**WHAT IS BEING ASKED**: Only the lines from the start of the data through the one containing "600, fontFamily: 'Open" belong in your answer; return them exactly.

**SOURCE DATA**:
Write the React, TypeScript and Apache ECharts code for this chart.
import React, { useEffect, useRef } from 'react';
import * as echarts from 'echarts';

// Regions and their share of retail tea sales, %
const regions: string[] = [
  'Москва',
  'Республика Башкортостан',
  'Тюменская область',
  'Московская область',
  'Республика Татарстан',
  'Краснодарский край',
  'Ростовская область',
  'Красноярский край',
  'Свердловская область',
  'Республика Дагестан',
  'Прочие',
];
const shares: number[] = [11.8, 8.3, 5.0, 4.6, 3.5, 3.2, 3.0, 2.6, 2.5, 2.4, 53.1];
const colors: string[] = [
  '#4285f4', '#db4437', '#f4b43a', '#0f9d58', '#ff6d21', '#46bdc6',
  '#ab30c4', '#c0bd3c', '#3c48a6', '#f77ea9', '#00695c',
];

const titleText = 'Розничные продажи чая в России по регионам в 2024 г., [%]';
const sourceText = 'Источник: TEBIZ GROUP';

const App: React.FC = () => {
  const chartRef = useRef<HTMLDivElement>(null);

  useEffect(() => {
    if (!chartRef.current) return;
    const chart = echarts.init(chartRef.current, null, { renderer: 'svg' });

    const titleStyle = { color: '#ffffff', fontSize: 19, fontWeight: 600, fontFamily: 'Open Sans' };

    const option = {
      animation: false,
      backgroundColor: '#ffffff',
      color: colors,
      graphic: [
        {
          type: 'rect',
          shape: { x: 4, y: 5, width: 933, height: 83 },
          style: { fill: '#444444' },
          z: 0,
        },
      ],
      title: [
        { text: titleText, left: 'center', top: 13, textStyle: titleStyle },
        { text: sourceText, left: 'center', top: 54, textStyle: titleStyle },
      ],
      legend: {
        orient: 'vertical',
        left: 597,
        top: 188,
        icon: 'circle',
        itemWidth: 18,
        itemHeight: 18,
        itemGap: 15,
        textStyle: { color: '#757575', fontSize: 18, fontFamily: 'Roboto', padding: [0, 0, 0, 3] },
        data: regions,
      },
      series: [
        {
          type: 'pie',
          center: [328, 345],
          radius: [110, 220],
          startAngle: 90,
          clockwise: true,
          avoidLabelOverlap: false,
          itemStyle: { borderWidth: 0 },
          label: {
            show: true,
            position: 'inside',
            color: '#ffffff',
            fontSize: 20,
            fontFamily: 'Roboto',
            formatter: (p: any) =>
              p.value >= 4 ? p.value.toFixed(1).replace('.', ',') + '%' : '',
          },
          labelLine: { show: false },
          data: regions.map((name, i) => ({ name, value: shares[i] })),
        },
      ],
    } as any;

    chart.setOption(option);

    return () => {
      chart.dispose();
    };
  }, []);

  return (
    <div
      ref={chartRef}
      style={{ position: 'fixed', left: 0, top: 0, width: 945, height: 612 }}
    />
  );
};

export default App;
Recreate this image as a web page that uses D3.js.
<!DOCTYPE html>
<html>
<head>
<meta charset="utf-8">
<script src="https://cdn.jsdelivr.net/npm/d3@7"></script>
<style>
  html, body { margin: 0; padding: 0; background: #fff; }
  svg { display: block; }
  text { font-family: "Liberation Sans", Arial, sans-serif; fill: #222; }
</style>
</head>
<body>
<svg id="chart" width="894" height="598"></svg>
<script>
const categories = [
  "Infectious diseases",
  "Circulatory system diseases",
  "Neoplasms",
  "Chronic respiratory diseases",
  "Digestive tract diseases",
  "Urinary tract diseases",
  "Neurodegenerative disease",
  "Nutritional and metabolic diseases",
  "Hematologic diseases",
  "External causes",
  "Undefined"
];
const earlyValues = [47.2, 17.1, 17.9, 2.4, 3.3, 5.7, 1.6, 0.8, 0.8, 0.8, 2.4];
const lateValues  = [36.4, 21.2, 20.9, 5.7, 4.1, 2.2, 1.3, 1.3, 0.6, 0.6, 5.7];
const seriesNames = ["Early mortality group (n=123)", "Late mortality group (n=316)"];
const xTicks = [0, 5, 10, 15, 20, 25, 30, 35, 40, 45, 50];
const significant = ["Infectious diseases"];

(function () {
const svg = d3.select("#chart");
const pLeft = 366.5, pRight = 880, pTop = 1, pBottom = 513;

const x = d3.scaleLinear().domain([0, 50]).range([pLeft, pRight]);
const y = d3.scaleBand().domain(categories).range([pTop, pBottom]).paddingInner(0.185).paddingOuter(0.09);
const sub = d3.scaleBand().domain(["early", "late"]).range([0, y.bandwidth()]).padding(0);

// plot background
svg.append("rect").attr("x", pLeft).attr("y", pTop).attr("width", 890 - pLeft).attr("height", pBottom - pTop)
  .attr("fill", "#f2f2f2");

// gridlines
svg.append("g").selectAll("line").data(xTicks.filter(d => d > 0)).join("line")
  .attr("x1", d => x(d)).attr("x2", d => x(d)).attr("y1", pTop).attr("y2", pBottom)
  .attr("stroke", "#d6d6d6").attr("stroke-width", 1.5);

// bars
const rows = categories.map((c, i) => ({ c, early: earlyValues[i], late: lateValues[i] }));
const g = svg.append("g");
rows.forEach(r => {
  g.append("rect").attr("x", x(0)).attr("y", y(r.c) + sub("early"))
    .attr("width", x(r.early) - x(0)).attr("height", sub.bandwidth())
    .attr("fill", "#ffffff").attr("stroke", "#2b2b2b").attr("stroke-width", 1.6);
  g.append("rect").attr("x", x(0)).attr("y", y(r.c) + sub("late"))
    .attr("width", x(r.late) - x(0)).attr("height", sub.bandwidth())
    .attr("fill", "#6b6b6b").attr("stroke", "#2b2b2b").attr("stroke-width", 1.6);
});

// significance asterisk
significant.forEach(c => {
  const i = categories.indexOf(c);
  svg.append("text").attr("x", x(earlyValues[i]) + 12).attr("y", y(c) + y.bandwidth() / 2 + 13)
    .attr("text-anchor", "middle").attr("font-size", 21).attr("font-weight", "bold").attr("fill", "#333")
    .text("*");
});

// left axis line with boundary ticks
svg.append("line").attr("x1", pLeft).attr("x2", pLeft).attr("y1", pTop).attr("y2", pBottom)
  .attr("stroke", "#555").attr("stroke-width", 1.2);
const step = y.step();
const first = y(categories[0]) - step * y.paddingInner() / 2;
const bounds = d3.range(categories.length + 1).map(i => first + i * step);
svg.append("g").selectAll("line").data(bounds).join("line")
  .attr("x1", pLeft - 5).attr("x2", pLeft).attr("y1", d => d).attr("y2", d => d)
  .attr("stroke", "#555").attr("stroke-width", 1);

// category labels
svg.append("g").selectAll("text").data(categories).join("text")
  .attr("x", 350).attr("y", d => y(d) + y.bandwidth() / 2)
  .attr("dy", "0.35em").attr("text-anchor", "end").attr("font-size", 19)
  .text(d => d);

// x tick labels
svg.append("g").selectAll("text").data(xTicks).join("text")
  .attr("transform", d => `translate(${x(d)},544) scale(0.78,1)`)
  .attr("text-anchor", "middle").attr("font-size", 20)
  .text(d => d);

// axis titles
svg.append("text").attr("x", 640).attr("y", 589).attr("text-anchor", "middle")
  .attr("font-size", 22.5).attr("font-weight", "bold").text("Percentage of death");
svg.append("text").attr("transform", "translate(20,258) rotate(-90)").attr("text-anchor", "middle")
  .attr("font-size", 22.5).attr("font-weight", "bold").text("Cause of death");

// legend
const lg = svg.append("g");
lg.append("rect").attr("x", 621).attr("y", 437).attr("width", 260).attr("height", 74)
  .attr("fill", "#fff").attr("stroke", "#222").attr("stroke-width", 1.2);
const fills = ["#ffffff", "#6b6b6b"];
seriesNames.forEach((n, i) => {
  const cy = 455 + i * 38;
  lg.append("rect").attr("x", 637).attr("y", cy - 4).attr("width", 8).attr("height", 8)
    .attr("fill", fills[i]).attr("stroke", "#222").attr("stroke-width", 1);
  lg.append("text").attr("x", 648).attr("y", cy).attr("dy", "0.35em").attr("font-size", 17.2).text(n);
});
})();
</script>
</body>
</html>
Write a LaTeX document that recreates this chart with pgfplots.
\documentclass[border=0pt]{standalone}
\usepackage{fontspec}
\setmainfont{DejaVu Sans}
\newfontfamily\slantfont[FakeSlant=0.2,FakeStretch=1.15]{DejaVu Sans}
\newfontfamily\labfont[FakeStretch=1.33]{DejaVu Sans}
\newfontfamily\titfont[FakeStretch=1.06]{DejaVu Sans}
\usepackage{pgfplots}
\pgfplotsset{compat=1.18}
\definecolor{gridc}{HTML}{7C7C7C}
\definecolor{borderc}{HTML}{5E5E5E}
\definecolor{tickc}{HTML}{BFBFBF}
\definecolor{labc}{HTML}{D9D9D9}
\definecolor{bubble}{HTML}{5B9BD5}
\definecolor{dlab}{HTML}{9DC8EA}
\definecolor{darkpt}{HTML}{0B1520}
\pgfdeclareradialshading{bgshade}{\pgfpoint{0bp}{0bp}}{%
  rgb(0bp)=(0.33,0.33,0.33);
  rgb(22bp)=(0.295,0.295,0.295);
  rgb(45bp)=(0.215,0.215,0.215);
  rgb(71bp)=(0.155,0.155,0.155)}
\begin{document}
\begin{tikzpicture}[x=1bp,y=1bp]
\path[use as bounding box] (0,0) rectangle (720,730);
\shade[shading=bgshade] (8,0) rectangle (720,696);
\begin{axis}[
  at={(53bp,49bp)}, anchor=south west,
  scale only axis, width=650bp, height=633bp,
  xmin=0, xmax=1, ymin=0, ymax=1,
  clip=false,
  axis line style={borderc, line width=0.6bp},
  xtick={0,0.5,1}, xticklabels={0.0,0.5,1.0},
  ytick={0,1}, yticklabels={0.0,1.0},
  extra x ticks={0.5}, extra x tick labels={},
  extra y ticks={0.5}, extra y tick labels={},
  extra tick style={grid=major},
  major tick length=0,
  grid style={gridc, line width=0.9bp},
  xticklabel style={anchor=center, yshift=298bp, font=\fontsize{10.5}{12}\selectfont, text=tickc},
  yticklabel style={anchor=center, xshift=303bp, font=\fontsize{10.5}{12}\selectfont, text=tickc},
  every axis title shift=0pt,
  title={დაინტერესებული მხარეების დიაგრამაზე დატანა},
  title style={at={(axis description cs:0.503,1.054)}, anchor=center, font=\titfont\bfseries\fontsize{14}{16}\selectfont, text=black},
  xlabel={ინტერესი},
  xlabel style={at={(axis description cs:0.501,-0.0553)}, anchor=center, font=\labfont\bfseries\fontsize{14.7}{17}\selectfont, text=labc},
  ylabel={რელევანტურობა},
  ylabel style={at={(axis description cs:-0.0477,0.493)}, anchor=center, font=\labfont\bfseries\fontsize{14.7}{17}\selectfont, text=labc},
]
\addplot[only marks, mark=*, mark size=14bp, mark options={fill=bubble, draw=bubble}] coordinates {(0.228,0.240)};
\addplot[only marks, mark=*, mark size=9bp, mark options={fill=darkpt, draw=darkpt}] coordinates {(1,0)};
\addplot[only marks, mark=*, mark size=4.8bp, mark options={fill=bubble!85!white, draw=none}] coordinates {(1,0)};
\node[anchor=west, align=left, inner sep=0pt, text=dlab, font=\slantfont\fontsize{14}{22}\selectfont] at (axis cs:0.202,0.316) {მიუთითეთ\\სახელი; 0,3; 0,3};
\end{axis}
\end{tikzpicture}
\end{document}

**REPLY TO THE EXERCISE**:
Write the React, TypeScript and Apache ECharts code for this chart.
import React, { useEffect, useRef } from 'react';
import * as echarts from 'echarts';

// Regions and their share of retail tea sales, %
const regions: string[] = [
  'Москва',
  'Республика Башкортостан',
  'Тюменская область',
  'Московская область',
  'Республика Татарстан',
  'Краснодарский край',
  'Ростовская область',
  'Красноярский край',
  'Свердловская область',
  'Республика Дагестан',
  'Прочие',
];
const shares: number[] = [11.8, 8.3, 5.0, 4.6, 3.5, 3.2, 3.0, 2.6, 2.5, 2.4, 53.1];
const colors: string[] = [
  '#4285f4', '#db4437', '#f4b43a', '#0f9d58', '#ff6d21', '#46bdc6',
  '#ab30c4', '#c0bd3c', '#3c48a6', '#f77ea9', '#00695c',
];

const titleText = 'Розничные продажи чая в России по регионам в 2024 г., [%]';
const sourceText = 'Источник: TEBIZ GROUP';

const App: React.FC = () => {
  const chartRef = useRef<HTMLDivElement>(null);

  useEffect(() => {
    if (!chartRef.current) return;
    const chart = echarts.init(chartRef.current, null, { renderer: 'svg' });

    const titleStyle = { color: '#ffffff', fontSize: 19, fontWeight: 600, fontFamily: 'Open Sans' };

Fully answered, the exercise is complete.